Sedberry believes his ground-and-pound attack gives his team an edge. For starters, his players are tougher because they have to defend it every day in practice. The defense did not allow more than 14 points in a game until Week 7. But come late October and early November, when the weather dips, the stakes rise, and the bumps and bruises pile up, no defense wants the headache the Terrell Tigers bring.
“We have formations where we have one split receiver,” Sedberry said. “What is that corner on the other side doing? All of a sudden, he has to become a force player. If you play us Week 7 or Week 8, and all that kid has done is cover, cover, cover, he has to come down into the box.

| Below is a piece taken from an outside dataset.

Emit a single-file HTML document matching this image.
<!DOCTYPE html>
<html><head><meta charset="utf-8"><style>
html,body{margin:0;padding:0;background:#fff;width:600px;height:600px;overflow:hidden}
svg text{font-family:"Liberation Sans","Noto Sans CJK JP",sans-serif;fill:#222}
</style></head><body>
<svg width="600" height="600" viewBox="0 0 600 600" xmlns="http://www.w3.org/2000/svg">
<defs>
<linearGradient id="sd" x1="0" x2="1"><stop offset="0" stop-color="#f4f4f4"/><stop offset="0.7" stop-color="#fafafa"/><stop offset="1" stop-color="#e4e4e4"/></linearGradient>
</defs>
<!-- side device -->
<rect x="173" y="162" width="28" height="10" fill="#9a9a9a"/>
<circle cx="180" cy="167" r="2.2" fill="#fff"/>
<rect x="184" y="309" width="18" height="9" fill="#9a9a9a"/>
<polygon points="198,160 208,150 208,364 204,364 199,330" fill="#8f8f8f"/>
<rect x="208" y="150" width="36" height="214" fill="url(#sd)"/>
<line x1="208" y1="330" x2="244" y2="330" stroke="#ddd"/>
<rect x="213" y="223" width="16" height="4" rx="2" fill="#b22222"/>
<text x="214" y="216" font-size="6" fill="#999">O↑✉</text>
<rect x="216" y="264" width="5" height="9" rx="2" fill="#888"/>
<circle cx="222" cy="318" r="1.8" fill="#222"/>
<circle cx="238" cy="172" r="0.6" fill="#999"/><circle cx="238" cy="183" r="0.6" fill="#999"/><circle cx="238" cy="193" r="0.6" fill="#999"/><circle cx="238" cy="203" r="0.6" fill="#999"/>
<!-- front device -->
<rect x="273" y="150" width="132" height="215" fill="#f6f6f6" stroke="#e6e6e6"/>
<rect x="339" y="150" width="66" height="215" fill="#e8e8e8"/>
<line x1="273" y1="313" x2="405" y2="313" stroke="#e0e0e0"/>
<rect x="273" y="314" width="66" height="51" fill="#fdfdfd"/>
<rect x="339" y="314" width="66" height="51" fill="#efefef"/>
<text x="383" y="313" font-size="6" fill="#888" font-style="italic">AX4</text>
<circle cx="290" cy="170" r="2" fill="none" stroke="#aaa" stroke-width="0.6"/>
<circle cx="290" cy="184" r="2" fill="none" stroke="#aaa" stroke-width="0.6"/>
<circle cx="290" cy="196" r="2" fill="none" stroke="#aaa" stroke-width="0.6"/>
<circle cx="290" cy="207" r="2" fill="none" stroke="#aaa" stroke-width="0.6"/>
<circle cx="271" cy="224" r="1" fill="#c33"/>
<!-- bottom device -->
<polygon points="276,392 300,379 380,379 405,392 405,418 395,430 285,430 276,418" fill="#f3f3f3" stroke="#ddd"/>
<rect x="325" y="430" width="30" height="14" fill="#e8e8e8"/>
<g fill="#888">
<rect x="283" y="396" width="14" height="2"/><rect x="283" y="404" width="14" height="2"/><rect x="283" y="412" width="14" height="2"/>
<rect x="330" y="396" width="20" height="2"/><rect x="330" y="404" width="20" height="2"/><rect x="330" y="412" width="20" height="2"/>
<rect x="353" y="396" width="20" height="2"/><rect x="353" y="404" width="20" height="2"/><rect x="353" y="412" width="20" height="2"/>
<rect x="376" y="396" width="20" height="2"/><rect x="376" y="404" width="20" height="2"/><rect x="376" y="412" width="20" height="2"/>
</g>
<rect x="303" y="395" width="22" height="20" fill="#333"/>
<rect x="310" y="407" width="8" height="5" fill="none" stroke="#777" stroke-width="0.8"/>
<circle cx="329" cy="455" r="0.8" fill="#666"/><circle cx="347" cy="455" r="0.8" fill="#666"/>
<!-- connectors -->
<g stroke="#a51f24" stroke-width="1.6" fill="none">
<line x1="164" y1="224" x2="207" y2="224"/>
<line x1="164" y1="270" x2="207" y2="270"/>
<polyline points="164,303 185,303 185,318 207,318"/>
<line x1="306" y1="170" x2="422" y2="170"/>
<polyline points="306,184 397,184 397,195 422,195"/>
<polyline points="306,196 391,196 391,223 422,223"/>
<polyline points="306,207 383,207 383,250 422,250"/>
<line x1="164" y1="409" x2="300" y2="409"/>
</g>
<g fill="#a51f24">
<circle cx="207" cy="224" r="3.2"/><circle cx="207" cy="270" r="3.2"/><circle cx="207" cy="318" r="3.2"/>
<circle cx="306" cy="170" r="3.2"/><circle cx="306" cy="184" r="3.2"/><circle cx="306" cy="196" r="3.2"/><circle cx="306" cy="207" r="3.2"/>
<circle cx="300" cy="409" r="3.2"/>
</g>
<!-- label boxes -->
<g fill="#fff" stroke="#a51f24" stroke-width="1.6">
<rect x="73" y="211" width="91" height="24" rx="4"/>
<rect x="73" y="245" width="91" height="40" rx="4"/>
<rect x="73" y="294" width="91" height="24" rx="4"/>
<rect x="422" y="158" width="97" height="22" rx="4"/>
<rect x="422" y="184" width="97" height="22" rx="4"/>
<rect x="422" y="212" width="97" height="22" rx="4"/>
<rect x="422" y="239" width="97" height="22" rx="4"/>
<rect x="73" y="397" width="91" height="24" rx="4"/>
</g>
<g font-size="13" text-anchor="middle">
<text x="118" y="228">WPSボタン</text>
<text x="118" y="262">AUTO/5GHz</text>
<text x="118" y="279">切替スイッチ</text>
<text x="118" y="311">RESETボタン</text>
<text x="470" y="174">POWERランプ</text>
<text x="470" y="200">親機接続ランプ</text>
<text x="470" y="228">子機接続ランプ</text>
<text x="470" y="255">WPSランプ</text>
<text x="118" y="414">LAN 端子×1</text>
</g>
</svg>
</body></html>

Is he really prepared to do that?”
Judging by the 12 wins, which propelled Terrell to the fastest climb up the TXHSFB program rankings, they weren’t.

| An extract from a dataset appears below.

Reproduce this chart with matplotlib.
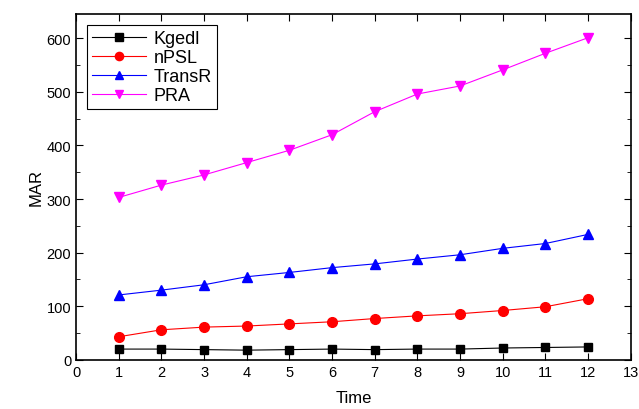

Last year’s team was a testament to the Sedberry system. The class of 2026 seniors were in sixth grade when Sedberry took over in 2019. It was the first group that had come through the middle school and high school ranks, only knowing one way — competition.
“We make everything a competition, whether it’s attendance or who gets dressed the fastest,” Sedberry said. “You’re accountable for everything that you do. So it’s a competition.”
The Tigers will have an uphill climb to match their 2025 win total next season. Terrell graduated all five offensive linemen and was thrown into a new East Texas-centric District 6-5A DII with increased travel. But Sedberry is confident that his staff’s development and retention of players means the 2026 season won’t be the climax of his tenure. When he got the job in 2019, Terrell had 50 kids in the entire program. Next year’s senior class is projected to have 33 athletes.